## start MATERIAL FOR THIS EXERCISE

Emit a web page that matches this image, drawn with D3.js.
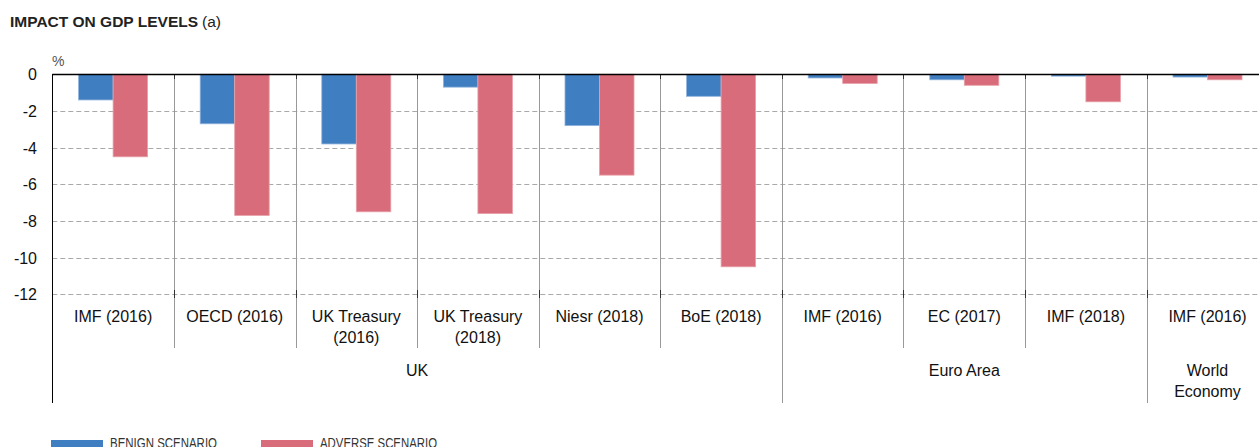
<!DOCTYPE html>
<html><head><meta charset="utf-8">
<script src="https://cdn.jsdelivr.net/npm/d3@7"></script>
<style>
html,body{margin:0;padding:0;background:#fff;overflow:hidden;}
text{font-family:"Liberation Sans",Arial,Helvetica,sans-serif;}
</style></head>
<body><svg id="c" width="1259" height="447"></svg>
<script>
const categories = [["IMF (2016)"],["OECD (2016)"],["UK Treasury","(2016)"],["UK Treasury","(2018)"],["Niesr (2018)"],["BoE (2018)"],["IMF (2016)"],["EC (2017)"],["IMF (2018)"],["IMF (2016)"]];
const groups = [{name:["UK"],from:0,to:5},{name:["Euro Area"],from:6,to:8},{name:["World","Economy"],from:9,to:9}];
const benign  = [-1.4,-2.7,-3.8,-0.7,-2.8,-1.2,-0.2,-0.3,-0.1,-0.15];
const adverse = [-4.5,-7.7,-7.5,-7.6,-5.5,-10.5,-0.5,-0.6,-1.5,-0.3];
const seriesNames = ["BENIGN SCENARIO","ADVERSE SCENARIO"];
const seriesColors = ["#3f7ec1","#d86c7a"];
const yTicks = [0,-2,-4,-6,-8,-10,-12];

const svg = d3.select("#c");
const left = 52.3, step = 121.6;
const x = d3.scaleBand().domain(d3.range(categories.length)).range([left, left+step*categories.length]).paddingInner(0).paddingOuter(0);
const xs = d3.scaleBand().domain([0,1]).range([0, x.bandwidth()]).paddingInner(0).paddingOuter(0.762);
const y = d3.scaleLinear().domain([0,-12]).range([74.3,294.3]);

// title
const t = svg.append("text").attr("x",10).attr("y",26.5).attr("fill","#222").style("font-size","15.5px");
t.append("tspan").attr("font-weight","bold").text("IMPACT ON GDP LEVELS");
t.append("tspan").attr("dx",4).text("(a)");
svg.append("text").attr("x",52).attr("y",66).attr("fill","#555").style("font-size","14px").text("%");

// gridlines
svg.append("g").selectAll("line").data(yTicks.filter(d=>d!==0)).join("line")
  .attr("x1",left).attr("x2",1259).attr("y1",d=>Math.round(y(d))+0.5).attr("y2",d=>Math.round(y(d))+0.5)
  .attr("stroke","#aaa").attr("stroke-dasharray","5,3");

// y tick labels
svg.append("g").selectAll("text").data(yTicks).join("text")
  .attr("x",37).attr("y",d=>y(d)+6).attr("text-anchor","end").attr("fill","#111").style("font-size","16px").text(d=>d);

// separators
const sepIdx = d3.range(1,categories.length);
const groupStarts = groups.map(g=>g.from).filter(i=>i>0);
svg.append("g").selectAll("line").data(sepIdx).join("line")
  .attr("x1",i=>Math.round(x(i))+0.5).attr("x2",i=>Math.round(x(i))+0.5)
  .attr("y1",74).attr("y2",i=>groupStarts.includes(i)?403:348)
  .attr("stroke","#999");
svg.append("g").selectAll("line").data(sepIdx).join("line")
  .attr("x1",i=>Math.round(x(i))+0.5).attr("x2",i=>Math.round(x(i))+0.5)
  .attr("y1",74).attr("y2",79).attr("stroke","#333");
svg.append("g").selectAll("line").data(sepIdx).join("line")
  .attr("x1",i=>Math.round(x(i))+0.5).attr("x2",i=>Math.round(x(i))+0.5)
  .attr("y1",290).attr("y2",298).attr("stroke","#333");

// bars
const data = [];
categories.forEach((c,i)=>{ data.push({i,s:0,v:benign[i]}); data.push({i,s:1,v:adverse[i]}); });
svg.append("g").selectAll("rect").data(data).join("rect")
  .attr("x",d=>x(d.i)+xs(d.s)).attr("width",xs.bandwidth())
  .attr("y",y(0)).attr("height",d=>y(d.v)-y(0))
  .attr("fill",d=>seriesColors[d.s]).attr("stroke",d=>d.s?"#e8a0a9":"#8fb3dc").attr("stroke-width",0.8);

// axes lines
svg.append("line").attr("x1",left).attr("x2",1259).attr("y1",74.5).attr("y2",74.5).attr("stroke","#000").attr("stroke-width",1.3);
svg.append("line").attr("x1",52.5).attr("x2",52.5).attr("y1",74).attr("y2",403).attr("stroke","#000");

// category labels
const cl = svg.append("g").selectAll("text").data(categories).join("text")
  .attr("x",(d,i)=>x(i)+x.bandwidth()/2).attr("y",322).attr("text-anchor","middle").attr("fill","#111").style("font-size","16px");
cl.selectAll("tspan").data(d=>d).join("tspan").attr("x",function(){return this.parentNode.getAttribute("x");})
  .attr("dy",(d,j)=>j?21:0).text(d=>d);

// group labels
const gl = svg.append("g").selectAll("text").data(groups).join("text")
  .attr("x",g=>(x(g.from)+x(g.to)+x.bandwidth())/2).attr("y",376).attr("text-anchor","middle").attr("fill","#111").style("font-size","16px");
gl.selectAll("tspan").data(g=>g.name).join("tspan").attr("x",function(){return this.parentNode.getAttribute("x");})
  .attr("dy",(d,j)=>j?21:0).text(d=>d);

// legend
const lg = svg.append("g").selectAll("g").data(seriesNames).join("g").attr("transform",(d,i)=>`translate(${51+i*210},0)`);
lg.append("rect").attr("x",0).attr("y",440).attr("width",52).attr("height",10).attr("fill",(d,i)=>seriesColors[i]);
lg.append("text").attr("x",59).attr("y",448).attr("fill","#333").style("font-size","14px")
  .attr("textLength",(d,i)=>i?117:107).attr("lengthAdjust","spacingAndGlyphs").text(d=>d);
</script></body></html>
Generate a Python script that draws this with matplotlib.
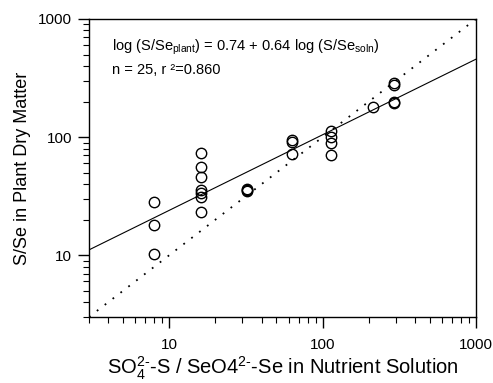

## end MATERIAL FOR THIS EXERCISE

DIRECTIONS: Images should not appear in the copy; retype the listing above exactly.

FINISHED ANSWER:
Emit a web page that matches this image, drawn with D3.js.
<!DOCTYPE html>
<html><head><meta charset="utf-8">
<script src="https://cdn.jsdelivr.net/npm/d3@7"></script>
<style>
html,body{margin:0;padding:0;background:#fff;overflow:hidden;}
text{font-family:"Liberation Sans",Arial,Helvetica,sans-serif;}
</style></head>
<body><svg id="c" width="1259" height="447"></svg>
<script>
const categories = [["IMF (2016)"],["OECD (2016)"],["UK Treasury","(2016)"],["UK Treasury","(2018)"],["Niesr (2018)"],["BoE (2018)"],["IMF (2016)"],["EC (2017)"],["IMF (2018)"],["IMF (2016)"]];
const groups = [{name:["UK"],from:0,to:5},{name:["Euro Area"],from:6,to:8},{name:["World","Economy"],from:9,to:9}];
const benign  = [-1.4,-2.7,-3.8,-0.7,-2.8,-1.2,-0.2,-0.3,-0.1,-0.15];
const adverse = [-4.5,-7.7,-7.5,-7.6,-5.5,-10.5,-0.5,-0.6,-1.5,-0.3];
const seriesNames = ["BENIGN SCENARIO","ADVERSE SCENARIO"];
const seriesColors = ["#3f7ec1","#d86c7a"];
const yTicks = [0,-2,-4,-6,-8,-10,-12];

const svg = d3.select("#c");
const left = 52.3, step = 121.6;
const x = d3.scaleBand().domain(d3.range(categories.length)).range([left, left+step*categories.length]).paddingInner(0).paddingOuter(0);
const xs = d3.scaleBand().domain([0,1]).range([0, x.bandwidth()]).paddingInner(0).paddingOuter(0.762);
const y = d3.scaleLinear().domain([0,-12]).range([74.3,294.3]);

// title
const t = svg.append("text").attr("x",10).attr("y",26.5).attr("fill","#222").style("font-size","15.5px");
t.append("tspan").attr("font-weight","bold").text("IMPACT ON GDP LEVELS");
t.append("tspan").attr("dx",4).text("(a)");
svg.append("text").attr("x",52).attr("y",66).attr("fill","#555").style("font-size","14px").text("%");

// gridlines
svg.append("g").selectAll("line").data(yTicks.filter(d=>d!==0)).join("line")
  .attr("x1",left).attr("x2",1259).attr("y1",d=>Math.round(y(d))+0.5).attr("y2",d=>Math.round(y(d))+0.5)
  .attr("stroke","#aaa").attr("stroke-dasharray","5,3");

// y tick labels
svg.append("g").selectAll("text").data(yTicks).join("text")
  .attr("x",37).attr("y",d=>y(d)+6).attr("text-anchor","end").attr("fill","#111").style("font-size","16px").text(d=>d);

// separators
const sepIdx = d3.range(1,categories.length);
const groupStarts = groups.map(g=>g.from).filter(i=>i>0);
svg.append("g").selectAll("line").data(sepIdx).join("line")
  .attr("x1",i=>Math.round(x(i))+0.5).attr("x2",i=>Math.round(x(i))+0.5)
  .attr("y1",74).attr("y2",i=>groupStarts.includes(i)?403:348)
  .attr("stroke","#999");
svg.append("g").selectAll("line").data(sepIdx).join("line")
  .attr("x1",i=>Math.round(x(i))+0.5).attr("x2",i=>Math.round(x(i))+0.5)
  .attr("y1",74).attr("y2",79).attr("stroke","#333");
svg.append("g").selectAll("line").data(sepIdx).join("line")
  .attr("x1",i=>Math.round(x(i))+0.5).attr("x2",i=>Math.round(x(i))+0.5)
  .attr("y1",290).attr("y2",298).attr("stroke","#333");

// bars
const data = [];
categories.forEach((c,i)=>{ data.push({i,s:0,v:benign[i]}); data.push({i,s:1,v:adverse[i]}); });
svg.append("g").selectAll("rect").data(data).join("rect")
  .attr("x",d=>x(d.i)+xs(d.s)).attr("width",xs.bandwidth())
  .attr("y",y(0)).attr("height",d=>y(d.v)-y(0))
  .attr("fill",d=>seriesColors[d.s]).attr("stroke",d=>d.s?"#e8a0a9":"#8fb3dc").attr("stroke-width",0.8);

// axes lines
svg.append("line").attr("x1",left).attr("x2",1259).attr("y1",74.5).attr("y2",74.5).attr("stroke","#000").attr("stroke-width",1.3);
svg.append("line").attr("x1",52.5).attr("x2",52.5).attr("y1",74).attr("y2",403).attr("stroke","#000");

// category labels
const cl = svg.append("g").selectAll("text").data(categories).join("text")
  .attr("x",(d,i)=>x(i)+x.bandwidth()/2).attr("y",322).attr("text-anchor","middle").attr("fill","#111").style("font-size","16px");
cl.selectAll("tspan").data(d=>d).join("tspan").attr("x",function(){return this.parentNode.getAttribute("x");})
  .attr("dy",(d,j)=>j?21:0).text(d=>d);

// group labels
const gl = svg.append("g").selectAll("text").data(groups).join("text")
  .attr("x",g=>(x(g.from)+x(g.to)+x.bandwidth())/2).attr("y",376).attr("text-anchor","middle").attr("fill","#111").style("font-size","16px");
gl.selectAll("tspan").data(g=>g.name).join("tspan").attr("x",function(){return this.parentNode.getAttribute("x");})
  .attr("dy",(d,j)=>j?21:0).text(d=>d);

// legend
const lg = svg.append("g").selectAll("g").data(seriesNames).join("g").attr("transform",(d,i)=>`translate(${51+i*210},0)`);
lg.append("rect").attr("x",0).attr("y",440).attr("width",52).attr("height",10).attr("fill",(d,i)=>seriesColors[i]);
lg.append("text").attr("x",59).attr("y",448).attr("fill","#333").style("font-size","14px")
  .attr("textLength",(d,i)=>i?117:107).attr("lengthAdjust","spacingAndGlyphs").text(d=>d);
</script></body></html>
Generate a Python script that draws this with matplotlib.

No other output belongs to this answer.